+++ RECORDS SUPPLIED +++

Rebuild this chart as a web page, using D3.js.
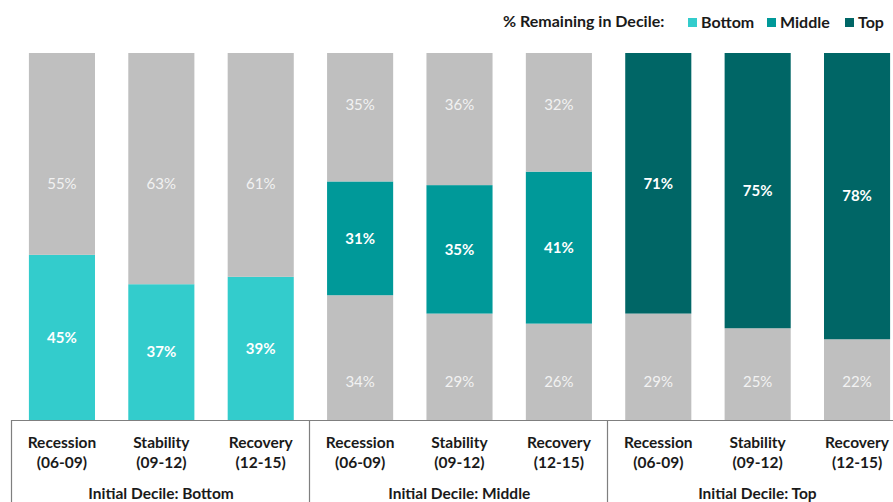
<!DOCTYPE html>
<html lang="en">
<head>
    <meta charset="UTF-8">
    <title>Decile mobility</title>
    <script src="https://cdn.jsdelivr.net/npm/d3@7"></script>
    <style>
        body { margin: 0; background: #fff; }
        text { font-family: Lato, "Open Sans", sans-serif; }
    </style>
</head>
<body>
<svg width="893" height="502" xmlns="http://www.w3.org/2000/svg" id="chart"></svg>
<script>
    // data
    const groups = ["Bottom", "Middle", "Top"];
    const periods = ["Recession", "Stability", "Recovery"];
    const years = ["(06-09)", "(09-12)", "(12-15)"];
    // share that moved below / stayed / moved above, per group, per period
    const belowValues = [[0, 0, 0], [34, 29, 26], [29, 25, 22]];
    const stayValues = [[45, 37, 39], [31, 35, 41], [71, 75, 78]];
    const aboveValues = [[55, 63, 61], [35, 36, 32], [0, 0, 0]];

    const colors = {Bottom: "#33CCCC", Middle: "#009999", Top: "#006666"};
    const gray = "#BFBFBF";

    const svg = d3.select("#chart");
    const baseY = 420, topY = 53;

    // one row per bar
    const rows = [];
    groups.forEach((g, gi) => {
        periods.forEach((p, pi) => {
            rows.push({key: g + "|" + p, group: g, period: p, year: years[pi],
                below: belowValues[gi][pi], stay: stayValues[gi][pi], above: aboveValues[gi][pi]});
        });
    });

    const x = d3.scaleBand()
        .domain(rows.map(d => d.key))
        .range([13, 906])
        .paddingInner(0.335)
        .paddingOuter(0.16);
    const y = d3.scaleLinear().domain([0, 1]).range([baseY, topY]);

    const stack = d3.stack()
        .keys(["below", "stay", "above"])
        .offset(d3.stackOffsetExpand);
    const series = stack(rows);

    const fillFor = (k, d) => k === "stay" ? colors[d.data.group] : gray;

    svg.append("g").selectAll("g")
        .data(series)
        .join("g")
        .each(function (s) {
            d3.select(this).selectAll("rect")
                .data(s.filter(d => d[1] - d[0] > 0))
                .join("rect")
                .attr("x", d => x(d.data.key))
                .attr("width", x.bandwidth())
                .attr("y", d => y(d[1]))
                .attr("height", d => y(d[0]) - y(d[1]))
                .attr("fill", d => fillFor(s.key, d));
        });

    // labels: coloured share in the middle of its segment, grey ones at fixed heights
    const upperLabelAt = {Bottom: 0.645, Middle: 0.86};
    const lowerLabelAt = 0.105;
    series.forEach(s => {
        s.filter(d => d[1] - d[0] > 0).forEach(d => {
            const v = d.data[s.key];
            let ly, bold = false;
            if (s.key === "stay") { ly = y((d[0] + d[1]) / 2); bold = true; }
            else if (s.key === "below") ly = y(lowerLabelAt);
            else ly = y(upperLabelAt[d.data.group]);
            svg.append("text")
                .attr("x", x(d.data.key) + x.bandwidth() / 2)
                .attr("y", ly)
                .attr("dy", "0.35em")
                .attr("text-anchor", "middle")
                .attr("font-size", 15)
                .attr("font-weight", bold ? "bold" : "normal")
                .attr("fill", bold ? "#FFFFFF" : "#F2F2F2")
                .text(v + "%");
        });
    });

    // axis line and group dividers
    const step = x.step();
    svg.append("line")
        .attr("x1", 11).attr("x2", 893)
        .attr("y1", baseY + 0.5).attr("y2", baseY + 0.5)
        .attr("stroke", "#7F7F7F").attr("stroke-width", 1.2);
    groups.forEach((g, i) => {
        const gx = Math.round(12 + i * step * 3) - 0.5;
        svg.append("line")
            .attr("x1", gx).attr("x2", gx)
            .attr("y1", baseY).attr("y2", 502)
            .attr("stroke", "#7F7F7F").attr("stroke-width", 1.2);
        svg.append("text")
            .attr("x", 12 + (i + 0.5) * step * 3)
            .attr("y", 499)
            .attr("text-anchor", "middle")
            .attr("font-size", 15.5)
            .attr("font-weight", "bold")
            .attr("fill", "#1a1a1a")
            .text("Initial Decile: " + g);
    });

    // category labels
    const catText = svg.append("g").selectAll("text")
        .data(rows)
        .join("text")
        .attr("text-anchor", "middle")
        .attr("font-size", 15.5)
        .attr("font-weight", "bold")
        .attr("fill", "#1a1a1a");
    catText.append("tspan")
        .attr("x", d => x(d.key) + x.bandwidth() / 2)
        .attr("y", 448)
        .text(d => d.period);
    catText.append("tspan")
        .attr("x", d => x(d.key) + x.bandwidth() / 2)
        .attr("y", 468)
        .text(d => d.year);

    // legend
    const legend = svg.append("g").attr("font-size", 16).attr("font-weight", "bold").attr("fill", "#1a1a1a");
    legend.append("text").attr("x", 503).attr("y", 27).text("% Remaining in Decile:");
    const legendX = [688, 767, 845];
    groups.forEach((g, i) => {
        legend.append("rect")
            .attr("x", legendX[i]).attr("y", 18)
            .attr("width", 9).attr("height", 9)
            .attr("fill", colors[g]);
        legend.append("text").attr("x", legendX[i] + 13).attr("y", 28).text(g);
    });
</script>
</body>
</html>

+++
+++ RECORDS SUPPLIED +++

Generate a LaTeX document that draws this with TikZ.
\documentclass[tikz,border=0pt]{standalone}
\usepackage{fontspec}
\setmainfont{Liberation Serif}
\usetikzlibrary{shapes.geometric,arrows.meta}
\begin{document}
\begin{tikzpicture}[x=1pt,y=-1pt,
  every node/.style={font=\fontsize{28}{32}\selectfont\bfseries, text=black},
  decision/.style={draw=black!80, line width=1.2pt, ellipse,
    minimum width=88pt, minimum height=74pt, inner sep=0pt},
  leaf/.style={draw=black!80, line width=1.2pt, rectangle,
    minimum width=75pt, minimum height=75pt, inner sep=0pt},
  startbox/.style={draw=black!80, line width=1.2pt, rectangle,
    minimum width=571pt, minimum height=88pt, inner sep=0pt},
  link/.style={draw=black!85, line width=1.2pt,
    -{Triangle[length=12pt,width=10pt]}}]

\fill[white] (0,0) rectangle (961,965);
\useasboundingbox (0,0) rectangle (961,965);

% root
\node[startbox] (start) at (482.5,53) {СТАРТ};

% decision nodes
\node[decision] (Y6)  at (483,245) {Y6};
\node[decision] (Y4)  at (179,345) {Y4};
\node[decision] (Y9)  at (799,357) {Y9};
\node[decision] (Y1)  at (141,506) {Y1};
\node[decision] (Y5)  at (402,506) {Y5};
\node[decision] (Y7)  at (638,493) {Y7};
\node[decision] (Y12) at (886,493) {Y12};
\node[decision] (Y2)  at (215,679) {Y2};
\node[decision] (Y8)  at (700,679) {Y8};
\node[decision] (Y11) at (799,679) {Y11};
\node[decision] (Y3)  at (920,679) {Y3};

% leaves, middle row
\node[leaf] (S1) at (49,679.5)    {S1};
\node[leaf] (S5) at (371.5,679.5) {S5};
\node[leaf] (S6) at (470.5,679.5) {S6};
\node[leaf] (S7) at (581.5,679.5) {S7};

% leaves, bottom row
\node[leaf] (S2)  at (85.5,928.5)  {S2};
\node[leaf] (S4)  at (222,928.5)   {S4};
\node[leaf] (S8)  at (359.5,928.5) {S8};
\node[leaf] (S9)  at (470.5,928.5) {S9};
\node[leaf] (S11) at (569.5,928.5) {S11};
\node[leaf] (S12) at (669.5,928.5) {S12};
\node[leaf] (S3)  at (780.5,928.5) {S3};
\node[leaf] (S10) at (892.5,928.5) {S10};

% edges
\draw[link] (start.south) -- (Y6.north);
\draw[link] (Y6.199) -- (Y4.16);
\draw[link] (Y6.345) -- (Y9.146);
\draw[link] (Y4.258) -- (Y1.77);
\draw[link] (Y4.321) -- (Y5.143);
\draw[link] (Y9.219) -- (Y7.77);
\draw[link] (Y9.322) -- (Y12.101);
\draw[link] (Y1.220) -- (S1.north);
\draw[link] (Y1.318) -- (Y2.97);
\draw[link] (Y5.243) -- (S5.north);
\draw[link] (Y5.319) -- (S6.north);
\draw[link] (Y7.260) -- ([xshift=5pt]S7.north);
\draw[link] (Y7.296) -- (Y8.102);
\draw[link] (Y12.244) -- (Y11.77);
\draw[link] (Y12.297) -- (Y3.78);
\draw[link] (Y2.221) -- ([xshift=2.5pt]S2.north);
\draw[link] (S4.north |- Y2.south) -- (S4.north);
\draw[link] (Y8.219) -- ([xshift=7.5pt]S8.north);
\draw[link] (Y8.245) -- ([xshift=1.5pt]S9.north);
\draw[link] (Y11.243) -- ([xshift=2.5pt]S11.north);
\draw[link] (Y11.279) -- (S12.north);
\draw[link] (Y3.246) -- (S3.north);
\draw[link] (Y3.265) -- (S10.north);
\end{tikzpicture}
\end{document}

+++

EXERCISE >>
Look through the material above and print exactly the lines from the one containing "Generate a LaTeX" to the one containing "(start) at (482.5,53)", both included, and nothing more.

FULL SOLUTION >>
Generate a LaTeX document that draws this with TikZ.
\documentclass[tikz,border=0pt]{standalone}
\usepackage{fontspec}
\setmainfont{Liberation Serif}
\usetikzlibrary{shapes.geometric,arrows.meta}
\begin{document}
\begin{tikzpicture}[x=1pt,y=-1pt,
  every node/.style={font=\fontsize{28}{32}\selectfont\bfseries, text=black},
  decision/.style={draw=black!80, line width=1.2pt, ellipse,
    minimum width=88pt, minimum height=74pt, inner sep=0pt},
  leaf/.style={draw=black!80, line width=1.2pt, rectangle,
    minimum width=75pt, minimum height=75pt, inner sep=0pt},
  startbox/.style={draw=black!80, line width=1.2pt, rectangle,
    minimum width=571pt, minimum height=88pt, inner sep=0pt},
  link/.style={draw=black!85, line width=1.2pt,
    -{Triangle[length=12pt,width=10pt]}}]

\fill[white] (0,0) rectangle (961,965);
\useasboundingbox (0,0) rectangle (961,965);

% root
\node[startbox] (start) at (482.5,53) {СТАРТ};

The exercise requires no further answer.